El mundo, por supuesto, va en otra dirección. El mundo acumula, exhibe, demanda. El mundo quiere vistas y quiere mostrarlas. Y en medio de todo eso, hay quien aún apuesta por lo opuesto: por una estética del retiro, de la pausa, del habitar sin ruido. No se trata de volver al pasado, sino de extraer del presente lo más delicado. En un paisaje saturado de artificios, hay quienes aún saben reconocer esa arquitectura que no necesita alzarse, solo asentarse Spain Sotheby’s International Realty las encuentra, las elige, las ofrece. Propone una forma de habitar que no pasa por tener más, sino por vivir mejor. Una forma de mirar que pone el acento en los vacíos, no en los llenos
El minimalismo, en este contexto, no es una moda ni una estrategia decorativa: es una forma de protesta callada. Una voluntad de recorte frente al exceso, de forma frente a ruido. Como apunta Kois en la Revista Mercurio, «el minimalismo como corriente artística podría entenderse como una protesta estética que plantea eliminar lo superfluo y reducir las obras a lo esencial, empleando los elementos más básicos, como colores puros o formas geométricas simples». En arquitectura, esa protesta se convierte en volumen, en proporción, en pausa visual. Es un acto de confianza: confiar en que lo esencial basta.

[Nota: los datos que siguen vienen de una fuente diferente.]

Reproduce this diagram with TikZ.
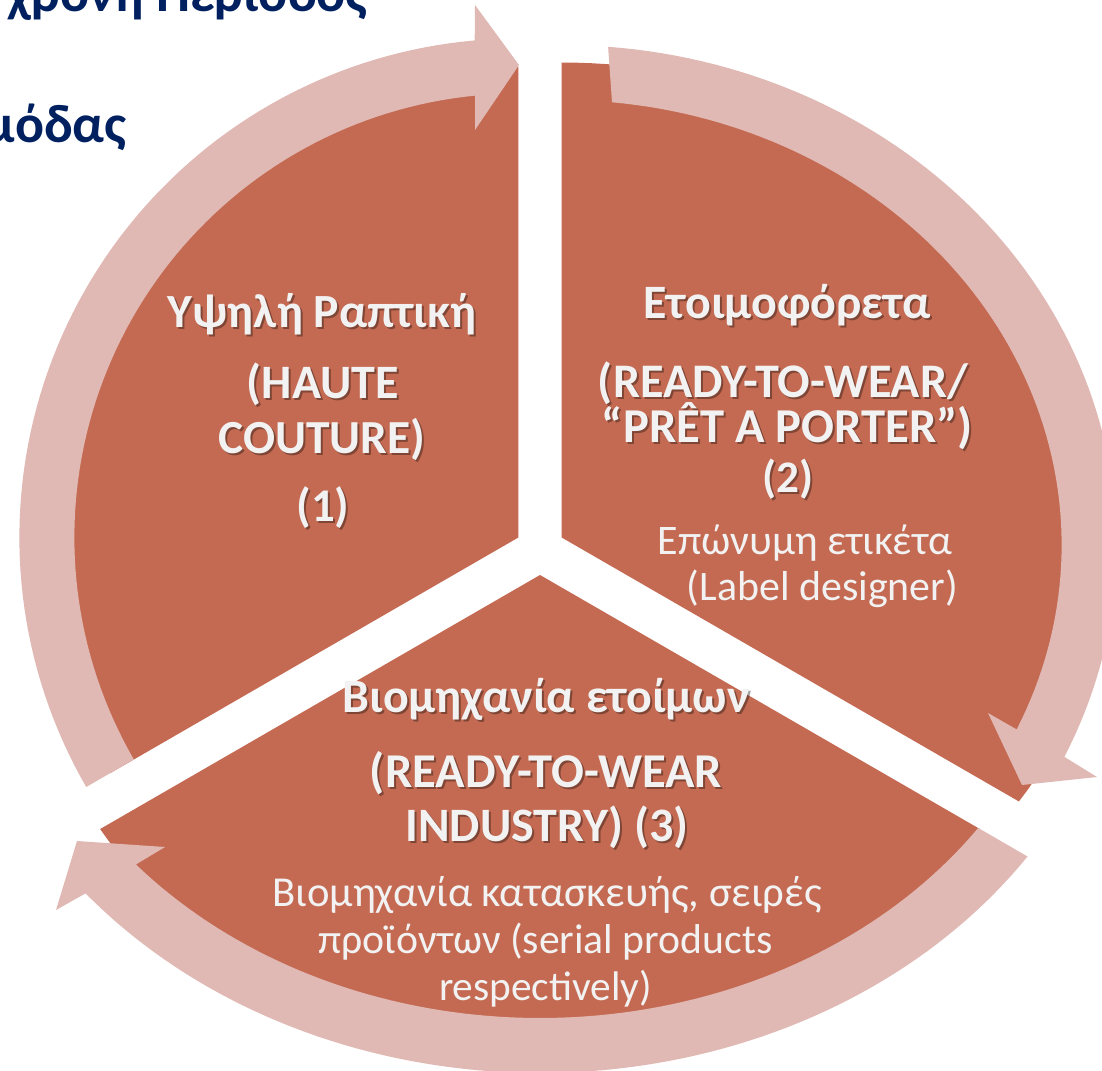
\documentclass[tikz,border=0pt]{standalone}
\usepackage{fontspec}
\setmainfont{Carlito}
\usepackage{graphicx}
\definecolor{sectc}{RGB}{196,106,82}
\definecolor{ringc}{RGB}{224,185,180}
\definecolor{navyc}{RGB}{0,32,96}
\definecolor{txtc}{RGB}{242,242,242}
\newcommand{\fitpx}[2]{\resizebox{#1pt}{!}{#2}}
\tikzset{
 sector/.style={fill=sectc},
 ringarrow/.style={fill=ringc},
 lbl/.style={anchor=base, inner sep=0pt, text=txtc, font=\bfseries},
 lblshadow/.style={anchor=base, inner sep=0pt, text=black, opacity=0.35, font=\bfseries},
 lighttext/.style={anchor=base, inner sep=0pt, text=txtc},
 titletext/.style={anchor=base east, inner sep=0pt, text=navyc, font=\fontsize{40.5}{48}\selectfont\bfseries},
}
\newcommand{\shtext}[5]{%
  \node[lblshadow] (#1s) at ({#2+2},{#3+2}) {\fitpx{#4}{#5}};
  \node[lbl] (#1) at (#2,#3) {\fitpx{#4}{#5}};}
\begin{document}
\begin{tikzpicture}[x=0.75pt,y=-0.75pt]
\path[use as bounding box] (0,0) rectangle (1102,1070);
\clip (0,0) rectangle (1102,1070);
% sectors
\fill[sector] (518.35,537.5) -- plot[domain=150:270,samples=80,variable=\t] ({518.35+471*cos(\t)},{537.5+471*sin(\t)}) -- cycle;
\fill[sector] (561.65,537.5) -- plot[domain=270:393.76,samples=80,variable=\t] ({561.65+550*cos(\t)},{537.5+475*sin(\t)}) -- cycle;
\fill[sector] (540,575) -- plot[domain=32.33:147.67,samples=80,variable=\t] ({540+520.6*cos(\t)},{575+475*sin(\t)}) -- cycle;
% circular arrows
\fill[ringarrow] plot[domain=150:264.98,samples=80,variable=\t] ({518.35+499*cos(\t)},{537.5+499*sin(\t)})
  -- (475,5) -- (519,65) -- (475,130)
  -- plot[domain=264.4:150,samples=80,variable=\t] ({518.35+444*cos(\t)},{537.5+444*sin(\t)}) -- cycle;
\fill[ringarrow] plot[domain=274.80:385.07,samples=80,variable=\t] ({561.65+555*cos(\t)},{545+500*sin(\t)})
  -- (1097,777) -- (1022,785) -- (988,713)
  -- plot[domain=384.49:275.78,samples=80,variable=\t] ({561.65+500*cos(\t)},{545+445*sin(\t)}) -- cycle;
\fill[ringarrow] plot[domain=34.42:140.26,samples=80,variable=\t] ({540+591*cos(\t)},{575+498*sin(\t)})
  -- (56,910) -- (77,841) -- (165,847)
  -- plot[domain=139.2:34.82,samples=80,variable=\t] ({540+533.8*cos(\t)},{575+443*sin(\t)}) -- cycle;
% title (cut off)
\node[titletext] (title1) at (368,12) {χρονη Περίοδος};
\node[titletext] (title2) at (127,143) {μόδας};
% sector 1
\shtext{a1}{322}{327}{231}{Υψηλή Ραπτική}
\shtext{a2}{323}{398}{114}{(HAUTE}
\shtext{a3}{322}{453}{155.25}{COUTURE)}
\shtext{a4}{323}{521}{39.75}{(1)}
% sector 2
\shtext{b1}{787}{318}{215.25}{Ετοιμοφόρετα}
\shtext{b2}{783}{397}{277.5}{(READY-TO-WEAR/}
\shtext{b3}{787.5}{442}{278.25}{“PRÊT A PORTER”)}
\shtext{b4}{788}{492}{38.25}{(2)}
\node[lighttext] (b5) at (805,554) {\fitpx{220.5}{Επώνυμη ετικέτα}};
\node[lighttext] (b6) at (822.5,600) {\fitpx{203.25}{(Label designer)}};
% sector 3
\shtext{c1}{546}{712}{305.25}{Βιομηχανία ετοίμων}
\shtext{c2}{546}{787}{264}{(READY-TO-WEAR}
\shtext{c3}{547}{841}{212.25}{INDUSTRY) (3)}
\node[lighttext] (c4) at (547,906) {\fitpx{411.75}{Βιομηχανία κατασκευής, σειρές}};
\node[lighttext] (c5) at (545.5,953) {\fitpx{340.5}{προϊόντων (serial products}};
\node[lighttext] (c6) at (545.5,1000) {\fitpx{159.75}{respectively)}};
\end{tikzpicture}
\end{document}
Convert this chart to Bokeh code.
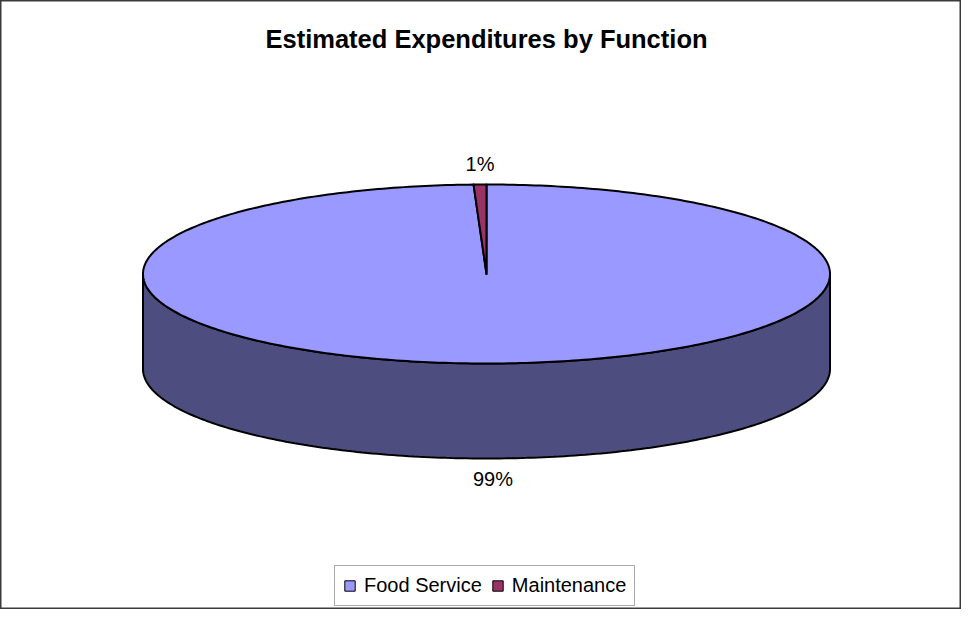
import numpy as np
from bokeh.plotting import figure
from bokeh.models import Range1d, Legend, LegendItem
from bokeh.core.properties import value
from bokeh.embed import file_html
from bokeh.resources import INLINE

# ---- data ----
title_text = "Estimated Expenditures by Function"
categories = ["Food Service", "Maintenance"]
shares = [99.4, 0.6]
top_colors = ["#9999FF", "#993366"]
side_colors = ["#4D4D80", "#4D1A33"]

# ---- layout (pixel-space geometry) ----
W, H = 961, 609
cx, cy = 486.0, 273.5
a, b = 343.5, 89.5
depth = 95.0
FONT = "Liberation Sans"

p = figure(width=W, height=H, output_backend="svg", toolbar_location=None,
           x_range=Range1d(0, W), y_range=Range1d(H, 0),
           min_border=0, background_fill_color="white",
           outline_line_color="#3a3a3a", outline_line_width=2)
p.axis.visible = False
p.grid.visible = False

total = float(sum(shares))
fracs = [s / total for s in shares]
bounds = np.concatenate([[0.0], np.cumsum(fracs)]) * 2 * np.pi  # clockwise from 12 o'clock


def ex(phi):
    return cx + a * np.sin(phi)


def ey(phi, dz=0.0):
    return cy - b * np.cos(phi) + dz


# side walls (visible front half: phi in [pi/2, 3pi/2])
for i in range(len(categories)):
    lo = max(bounds[i], np.pi / 2)
    hi = min(bounds[i + 1], 3 * np.pi / 2)
    if hi > lo:
        ph = np.linspace(lo, hi, 200)
        xs = np.concatenate([ex(ph), ex(ph[::-1])])
        ys = np.concatenate([ey(ph), ey(ph[::-1], depth)])
        p.patch(xs, ys, fill_color=side_colors[i], line_color="black", line_width=2)

# top wedges
for i in range(len(categories)):
    n = max(int(400 * fracs[i]), 6)
    ph = np.linspace(bounds[i], bounds[i + 1], n)
    xs = np.concatenate([[cx], ex(ph), [cx]])
    ys = np.concatenate([[cy], ey(ph), [cy]])
    p.patch(xs, ys, fill_color=top_colors[i], line_color="black", line_width=2,
            line_join="round")

# percentage labels
lx, ly, lt = [], [], []
for i in range(len(categories)):
    mid = (bounds[i] + bounds[i + 1]) / 2
    front = np.cos(mid) < 0
    off = 21.0
    lx.append(cx + a * np.sin(mid))
    yy = cy - (b + off) * np.cos(mid) + (depth if front else 0)
    ly.append(yy)
    lt.append(f"{round(shares[i] / total * 100):.0f}%")
p.text(x=lx, y=ly, text=lt, text_align="center", text_baseline="middle",
       text_font=value(FONT), text_font_size="20px", text_color="black")

# title
p.text(x=[cx], y=[38], text=[title_text], text_align="center", text_baseline="middle",
       text_font=value(FONT), text_font_size="25.5px", text_font_style="bold",
       text_color="black")

# legend (dummy area glyphs outside the visible range supply the swatches)
items = []
for i, c in enumerate(categories):
    r = p.quad(left=[-1000], right=[-999], top=[-1000], bottom=[-999],
               fill_color=top_colors[i], line_color="black", line_width=1)
    items.append(LegendItem(label=c, renderers=[r]))
leg = Legend(items=items, orientation="horizontal", location=(334, 3),
             label_text_font=FONT, label_text_font_size="20px", label_height=20,
             label_text_color="black",
             glyph_width=13, glyph_height=13, label_standoff=8, spacing=9,
             padding=8, margin=0, border_line_color="#555555", border_line_width=1,
             background_fill_alpha=1.0)
p.add_layout(leg, "center")

open("out.html", "w").write(file_html(p, INLINE))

En que un muro blanco puede sostener más belleza que un catálogo entero. En que la luz, si se la deja, lo hace todo.
En Ibiza, he visto casas abiertas como poemas sin rima: techos altos, muros gruesos, patios interiores donde crece la buganvilla como si fuera una idea feliz. En Formentera, las casas parecen susurrar al mar. En Mallorca, la piedra seca cuenta historias que ni la historia recuerda. Y en Menorca, donde todo parece más calmo, las casas son casi siempre una forma de contemplación, de espera, de retirada.
Hay una ética del espacio que rara vez se menciona. El espacio nos forma, nos transforma. No es lo mismo vivir en un lugar donde la puerta siempre chirría que en uno donde el silencio es limpio. No es lo mismo abrir una ventana a un patio que a un algoritmo. En tiempos de hiperconectividad, la arquitectura puede ser también una tecnología del alma: un modo de desconectar para volver a mirar.
Se dirá que esto es elitismo. Que hablar de belleza en un mundo que arde es un gesto frívolo. Pero quizás sea justo lo contrario. Quizás insistir en lo esencial, en la dignidad de lo habitable, en la posibilidad de vivir con menos y vivir mejor, sea una forma de resistencia. Contra el ruido, contra la velocidad, contra el simulacro de abundancia que nos deja vacíos.
El futuro, si es habitable, tendrá que ser más como esas casas baleares: austero, conectado con la tierra, abierto al cielo. Menos cemento, más sombra. Menos decoración, más verdad. Menos artificio, más tacto. Habitar así no es una tendencia. Es una necesidad. Y en ese gesto —el de quitar en vez de poner, el de dejar espacio para lo que no se puede comprar— hay algo profundamente humano. Algo que no se mide en metros cuadrados ni en rentabilidades. Algo que se parece, acaso, a estar en paz.